NASA Will Go Silent During the Mars Solar Conjunction

For roughly two weeks every two years, the solar conjunction takes place, when Mars and Earth are on opposite sides of the sun. This year it’s happening between Oct. 2 and Oct. 14. During this time, the sun obscures the two planets from each other, essentially making Earth and Mars invisible to each other. That means communication with NASA spacecraft on Mars is reduced to a quiet chatter. Normally, the sun ejects hot, ionized gas from its corona, which then makes its way deep into space.

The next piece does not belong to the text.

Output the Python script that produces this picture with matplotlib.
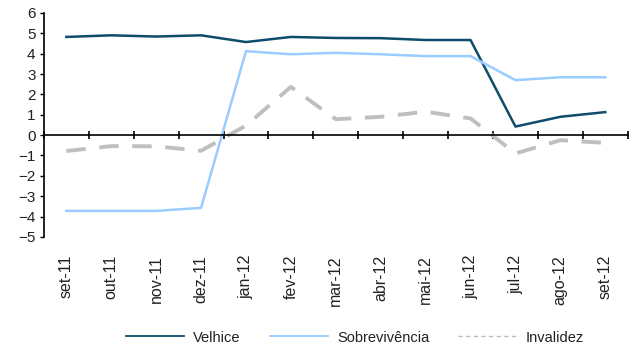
import matplotlib
matplotlib.use("Agg")
import matplotlib.pyplot as plt
import numpy as np

plt.rcParams['font.family'] = ['Liberation Sans', 'DejaVu Sans']

categories = ["set-11", "out-11", "nov-11", "dez-11", "jan-12", "fev-12", "mar-12",
              "abr-12", "mai-12", "jun-12", "jul-12", "ago-12", "set-12"]
velhice = [4.82, 4.90, 4.84, 4.90, 4.57, 4.82, 4.77, 4.76, 4.67, 4.67, 0.42, 0.90, 1.13]
sobrevivencia = [-3.72, -3.72, -3.72, -3.57, 4.12, 3.97, 4.04, 3.97, 3.88, 3.88, 2.70, 2.84, 2.84]
invalidez = [-0.78, -0.54, -0.55, -0.77, 0.47, 2.37, 0.78, 0.90, 1.15, 0.82, -0.90, -0.25, -0.38]

fig = plt.figure(figsize=(6.36, 3.49), dpi=100)
ax = fig.add_axes([0.069, 0.321, 0.918, 0.642])

x = np.arange(len(categories))
ax.plot(x, velhice, color='#0D4D6B', lw=1.8, label='Velhice')
ax.plot(x, sobrevivencia, color='#99CCFF', lw=1.8, label='Sobrevivência')
ax.plot(x, invalidez, color='#BFBFBF', lw=2.8, dashes=(5, 3.5), label='Invalidez')

ax.set_xlim(-0.5, len(categories) - 0.5)
ax.set_ylim(-5, 6)
ax.set_yticks(range(-5, 7))
ax.tick_params(axis='y', direction='out', length=3, width=1, labelsize=11, pad=3,
               colors='black', labelcolor='#222222')

for s in ['top', 'right']:
    ax.spines[s].set_visible(False)
ax.spines['bottom'].set_position(('data', 0))
ax.spines['left'].set_linewidth(1.2)
ax.spines['bottom'].set_linewidth(1.2)
ax.set_xticks(np.arange(len(categories) + 1) - 0.5)
ax.set_xticklabels([])
ax.tick_params(axis='x', direction='inout', length=6, width=1.2)

sec = ax.secondary_xaxis(0)
sec.set_xticks(x)
sec.set_xticklabels(categories, rotation=90, fontsize=11.5, color='#222222')
sec.tick_params(length=0, pad=13)
sec.spines['bottom'].set_visible(False)

leg = fig.legend(loc='lower center', bbox_to_anchor=(0.558, -0.025), ncol=3, frameon=False,
                 fontsize=10.5, handlelength=4.0, columnspacing=2.0, handletextpad=0.6)
for t in leg.get_texts():
    t.set_color('#222222')
lines = leg.get_lines()
for ln in lines:
    ln.set_linewidth(1.3)
lines[2].set_dashes((3, 2.5))
lines[2].set_linewidth(1.0)

fig.savefig('out.png', dpi=100)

That's usually not a problem, but during solar conjunction, this gas can interfere with radio signals when engineers try to communicate with their spacecraft on and above Mars. Commands can be corrupted and result in unexpected behavior from Mars' mission equipment. So, a communication moratorium is put in place during which mission controllers at NASA's Jet Propulsion Lab turn off some instruments and collect and store data from the Odyssey and Mars Reconnaissance Orbiters. While NASA stops sending new signals to its spacecraft during the solar conjunction, controllers front-load their communications and send two weeks' worth of messages in advance to avoid the increased risk of radio interference. When it's over, engineers will spend about a week downloading the information before resuming normal communication operations. If it's determined that any of the collected data is corrupted, engineers can usually have that data retransmitted …. just from a lot farther away.